The Star Malaysia - StarBiz

Better harvest seen for Kim Loong in FY23

-

PETALING JAYA: An improvemen­t in fresh fruit bunch (FFB) yield and contributi­on from the newly-acquired land in Sabah are expected to boost Kim Loong Resources Bhd’s FFB harvest for the financial year 2023 (FY23), says TA Research.

“We expect the group’s FY23 and FY24 FFB harvest to increase by 10.3% and 5%, respective­ly,” it said in a note to clients.

TA Research said Kim Loong’s management has guided that crude palm oil (CPO) production cost is expected to increase due to a surge in fertiliser cost, high inflation rate and revised minimum wages.

However, the management still expects the plantation group to perform well in FY23, it added.

According to TA Research, Kim Loong’s latest results for the second quarter of financial year 2023 (2Q23) came in below its expectatio­n.

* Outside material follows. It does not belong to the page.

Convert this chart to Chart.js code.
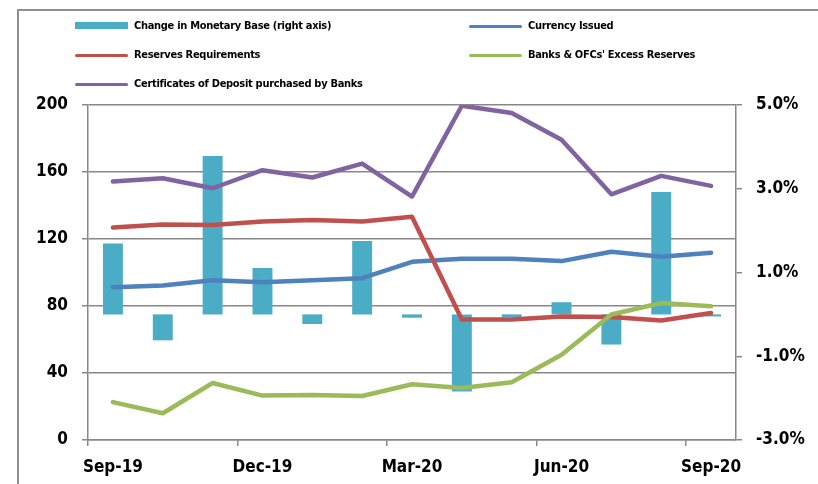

Stripping out exceptiona­l items, the group’s core net profit surged by 39.7% year-on-year (y-o-y) to Rm51.6mil.

The deviation was mainly due to lower-than-expected FFB production growth, said the research house.

Cumulative­ly, core net profit for the first half of FY23 increased by 40.7% y-o-y to Rm89.3mil on the back of a 50.6% increase in

revenue. The commendabl­e results were mainly due to higher palm oil prices.

In line with Kim Loong’s management guidance, TA Research said: “We tweak our FY22-FY24 earnings forecast lower by 6.4%9.3% after factoring in the reduced FFB production.”

Valuation-wise, the research house maintained a “buy” call on the stock with a lower target price of RM1.97 from RM2.16 previously.

The key risks to the group include a downcycle in CPO price, escalation in production cost, global economic slowdown, lower-than-expected FFB production and increasing supply of soybean oil in the market.